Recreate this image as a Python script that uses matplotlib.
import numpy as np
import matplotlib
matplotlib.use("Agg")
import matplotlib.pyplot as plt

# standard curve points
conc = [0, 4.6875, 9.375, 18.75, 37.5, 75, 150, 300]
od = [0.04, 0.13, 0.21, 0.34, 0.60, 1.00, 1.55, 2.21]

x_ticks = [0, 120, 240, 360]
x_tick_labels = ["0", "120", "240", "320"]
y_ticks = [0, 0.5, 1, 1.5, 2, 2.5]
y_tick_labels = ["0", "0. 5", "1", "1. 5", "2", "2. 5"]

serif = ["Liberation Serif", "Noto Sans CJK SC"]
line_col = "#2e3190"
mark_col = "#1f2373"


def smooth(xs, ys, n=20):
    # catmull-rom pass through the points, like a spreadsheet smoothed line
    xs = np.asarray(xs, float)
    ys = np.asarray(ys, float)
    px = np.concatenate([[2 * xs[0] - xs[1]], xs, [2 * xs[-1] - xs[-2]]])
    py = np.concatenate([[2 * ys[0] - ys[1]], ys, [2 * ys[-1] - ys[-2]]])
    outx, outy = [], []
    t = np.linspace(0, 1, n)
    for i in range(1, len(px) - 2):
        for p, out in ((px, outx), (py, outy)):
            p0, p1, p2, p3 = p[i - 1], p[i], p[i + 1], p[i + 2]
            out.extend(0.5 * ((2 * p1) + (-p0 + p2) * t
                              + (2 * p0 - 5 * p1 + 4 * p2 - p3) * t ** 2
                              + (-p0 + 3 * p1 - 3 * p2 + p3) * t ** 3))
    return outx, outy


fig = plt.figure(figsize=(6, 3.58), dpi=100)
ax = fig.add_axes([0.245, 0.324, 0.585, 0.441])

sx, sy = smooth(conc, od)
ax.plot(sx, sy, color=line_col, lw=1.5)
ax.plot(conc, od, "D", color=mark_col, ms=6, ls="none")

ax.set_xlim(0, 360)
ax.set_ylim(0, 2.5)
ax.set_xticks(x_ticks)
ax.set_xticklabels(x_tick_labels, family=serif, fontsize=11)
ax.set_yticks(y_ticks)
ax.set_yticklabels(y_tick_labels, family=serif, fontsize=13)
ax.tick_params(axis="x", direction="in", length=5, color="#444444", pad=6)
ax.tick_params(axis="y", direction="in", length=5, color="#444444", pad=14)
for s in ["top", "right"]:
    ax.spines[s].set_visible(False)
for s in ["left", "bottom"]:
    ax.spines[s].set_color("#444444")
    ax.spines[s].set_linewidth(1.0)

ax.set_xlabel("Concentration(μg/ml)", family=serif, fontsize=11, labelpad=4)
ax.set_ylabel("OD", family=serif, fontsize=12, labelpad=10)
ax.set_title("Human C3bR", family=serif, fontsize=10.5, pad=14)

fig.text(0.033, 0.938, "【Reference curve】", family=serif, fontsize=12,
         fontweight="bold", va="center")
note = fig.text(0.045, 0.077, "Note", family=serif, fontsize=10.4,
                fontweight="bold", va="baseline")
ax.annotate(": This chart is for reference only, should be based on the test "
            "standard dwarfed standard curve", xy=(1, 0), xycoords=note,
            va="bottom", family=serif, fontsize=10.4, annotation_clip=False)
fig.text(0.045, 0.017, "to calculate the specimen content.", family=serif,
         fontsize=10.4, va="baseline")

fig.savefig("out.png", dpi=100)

******

• [Task prompt]
Everything from the first line of the data through the line containing "return outx, outy" should be echoed exactly. Add nothing.

• [Solved exercise]
Recreate this image as a Python script that uses matplotlib.
import numpy as np
import matplotlib
matplotlib.use("Agg")
import matplotlib.pyplot as plt

# standard curve points
conc = [0, 4.6875, 9.375, 18.75, 37.5, 75, 150, 300]
od = [0.04, 0.13, 0.21, 0.34, 0.60, 1.00, 1.55, 2.21]

x_ticks = [0, 120, 240, 360]
x_tick_labels = ["0", "120", "240", "320"]
y_ticks = [0, 0.5, 1, 1.5, 2, 2.5]
y_tick_labels = ["0", "0. 5", "1", "1. 5", "2", "2. 5"]

serif = ["Liberation Serif", "Noto Sans CJK SC"]
line_col = "#2e3190"
mark_col = "#1f2373"


def smooth(xs, ys, n=20):
    # catmull-rom pass through the points, like a spreadsheet smoothed line
    xs = np.asarray(xs, float)
    ys = np.asarray(ys, float)
    px = np.concatenate([[2 * xs[0] - xs[1]], xs, [2 * xs[-1] - xs[-2]]])
    py = np.concatenate([[2 * ys[0] - ys[1]], ys, [2 * ys[-1] - ys[-2]]])
    outx, outy = [], []
    t = np.linspace(0, 1, n)
    for i in range(1, len(px) - 2):
        for p, out in ((px, outx), (py, outy)):
            p0, p1, p2, p3 = p[i - 1], p[i], p[i + 1], p[i + 2]
            out.extend(0.5 * ((2 * p1) + (-p0 + p2) * t
                              + (2 * p0 - 5 * p1 + 4 * p2 - p3) * t ** 2
                              + (-p0 + 3 * p1 - 3 * p2 + p3) * t ** 3))
    return outx, outy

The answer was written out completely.